The YouGov survey found that parents are often unaware of what their children are looking at on their mobile phones. Around half (49 per cent) of parents with children under 18 who have internet-enabled mobile devices don’t monitor their children’s mobile web habits. With young people generally regarding their mobile phone as personal and private, for the 51 per cent of parents who do supervise their children’s mobile phone habits, there is the risk of such behaviour being seen as upsetting and invasive by their children.
Kaspersky Lab is committed to helping young people and their parents address these challenges and acquire the knowledge and tools they need to stay safe online.

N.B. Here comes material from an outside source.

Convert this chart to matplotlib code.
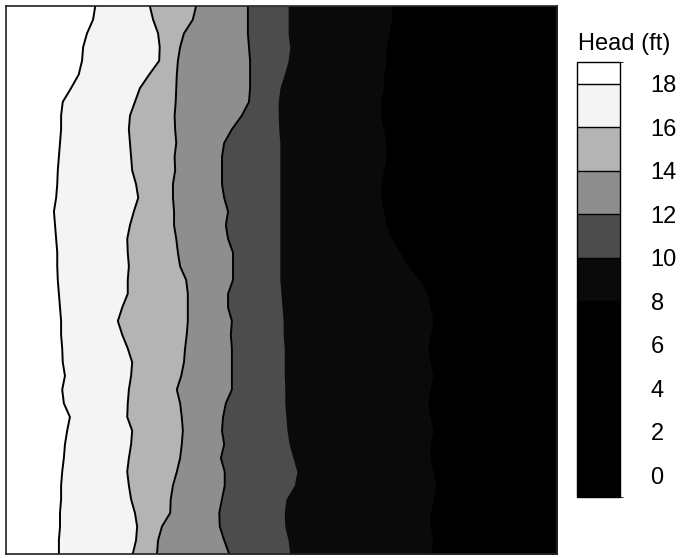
import numpy as np
import matplotlib
matplotlib.use("Agg")
import matplotlib.pyplot as plt
from matplotlib.colors import ListedColormap, BoundaryNorm
from matplotlib.cm import ScalarMappable

plt.rcParams['font.family'] = ['Liberation Sans', 'DejaVu Sans']

# y stations across the model domain, top (100) to bottom (0)
y_pos = np.linspace(100, 0, 41)

# x position of each head contour along the y stations
head18 = [16.2, 15.8, 14.7, 14.0, 13.8, 13.2, 11.8, 10.3, 10.0, 10.0, 9.8, 9.6, 9.4, 9.3,
          9.1, 8.7, 8.9, 9.1, 9.3, 9.3, 9.4, 9.6, 9.8, 10.0, 10.0, 10.2, 10.3, 10.7, 10.2,
          10.5, 11.6, 11.1, 10.7, 10.5, 10.2, 10.0, 10.0, 9.8, 9.8, 9.6, 9.6]
head16 = [26.1, 26.7, 27.6, 27.9, 27.8, 26.0, 24.3, 23.4, 22.5, 22.3, 22.5, 22.7, 22.9, 23.6,
          24.0, 23.2, 22.5, 22.0, 22.1, 22.3, 22.1, 22.1, 21.1, 20.3, 21.1, 22.1, 22.9, 22.7,
          22.3, 22.1, 22.0, 22.9, 22.7, 22.3, 22.0, 22.3, 22.7, 23.4, 23.8, 23.6, 23.0]
head14 = [34.5, 33.9, 32.3, 31.6, 31.2, 31.0, 30.9, 30.8, 30.6, 30.7, 30.9, 30.6, 30.7, 30.3,
          30.3, 30.5, 30.5, 30.9, 31.2, 31.6, 32.7, 33.0, 33.0, 33.0, 32.8, 32.5, 32.3, 31.8,
          31.0, 31.6, 31.9, 32.1, 31.9, 31.6, 31.0, 30.3, 29.9, 29.8, 28.3, 27.6, 27.4]
head12 = [43.9, 43.9, 43.9, 44.1, 44.3, 44.3, 44.3, 44.1, 42.8, 41.0, 39.6, 39.2, 39.2, 39.2,
          39.6, 40.3, 39.9, 40.3, 41.2, 41.2, 41.2, 40.3, 40.3, 41.0, 40.8, 41.0, 41.0, 41.0,
          41.0, 39.9, 39.4, 39.2, 39.6, 39.0, 39.7, 39.7, 39.2, 38.7, 38.8, 39.6, 40.5]
head10 = [51.2, 51.2, 51.2, 51.5, 51.2, 50.5, 49.7, 49.4, 49.4, 49.5, 49.7, 49.7, 49.7, 49.7,
          49.7, 49.7, 49.7, 49.7, 49.7, 49.7, 49.7, 49.9, 50.1, 50.3, 50.3, 50.5, 50.5, 50.5,
          50.6, 50.6, 50.8, 51.0, 51.4, 52.1, 52.8, 52.3, 50.8, 50.5, 50.6, 51.2, 51.5]
head8 = [70, 70, 69.5, 69, 69, 68.5, 68.5, 68, 68, 68.5, 69, 69, 68.5, 68, 68, 68.5, 69, 70,
         71.5, 73, 75, 76.5, 77, 77.5, 77, 76.5, 77, 77.5, 77, 76.5, 77, 77.5, 77, 77, 77.5,
         78, 77.5, 77, 77, 77.5, 77]

# colorbar intervals and their shades (low to high)
cbar_bounds = [-1, 0, 2, 4, 6, 8, 10, 12, 14, 16, 18, 19]
cbar_colors = ['#000000', '#000000', '#000000', '#000000', '#000000', '#0a0a0a',
               '#4c4c4c', '#8e8e8e', '#b4b4b4', '#f4f4f4', '#ffffff']
cbar_ticks = [0, 2, 4, 6, 8, 10, 12, 14, 16, 18]

fig = plt.figure(figsize=(6.86, 5.58), dpi=100)
ax = fig.add_axes([6 / 686, 4 / 558, 551 / 686, 548 / 558])
ax.set_xlim(0, 100)
ax.set_ylim(0, 100)
ax.set_facecolor('#ffffff')

# paint bands from the high-head side outward so neighbouring fills overlap cleanly
bands = [(head18, cbar_colors[9]), (head16, cbar_colors[8]), (head14, cbar_colors[7]),
         (head12, cbar_colors[6]), (head10, cbar_colors[5]), (head8, cbar_colors[4])]
for xs, color in bands:
    ax.fill_betweenx(y_pos, xs, 100, color=color, lw=0)

for xs in [head18, head16, head14, head12]:
    ax.plot(xs, y_pos, color='black', lw=1.4)

ax.set_xticks([])
ax.set_yticks([])
for sp in ax.spines.values():
    sp.set_linewidth(1.2)
    sp.set_color('#222222')

# colorbar
cax = fig.add_axes([577 / 686, 61 / 558, 43 / 686, 435 / 558])
sm = ScalarMappable(norm=BoundaryNorm(cbar_bounds, len(cbar_colors)),
                    cmap=ListedColormap(cbar_colors))
cb = fig.colorbar(sm, cax=cax, ticks=cbar_ticks, spacing='proportional', drawedges=True)
cb.outline.set_linewidth(1.0)
cb.dividers.set_linewidth(1.0)
cax.tick_params(length=0, pad=22, labelsize=17)

fig.text(578 / 686, 1 - 50 / 558, 'Head (ft)', fontsize=17, va='baseline')

fig.savefig('out.png', dpi=100)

“A parent instinctively wants to protect their child from harm,” said Malcolm Tuck, managing director of Kaspersky Lab UK. “That may not always be possible, but there is much we can do to minimise the danger, both in real life and in the virtual world.”
“We also believe that technology alone is not the answer, which is why our dedicated website www.kaspersky.co.uk/safer contains advice and guidance for parents, guardians and children. Protecting young people online means talking to them about the dangers and giving them the confidence and control they need to surf safely,” continued Tuck.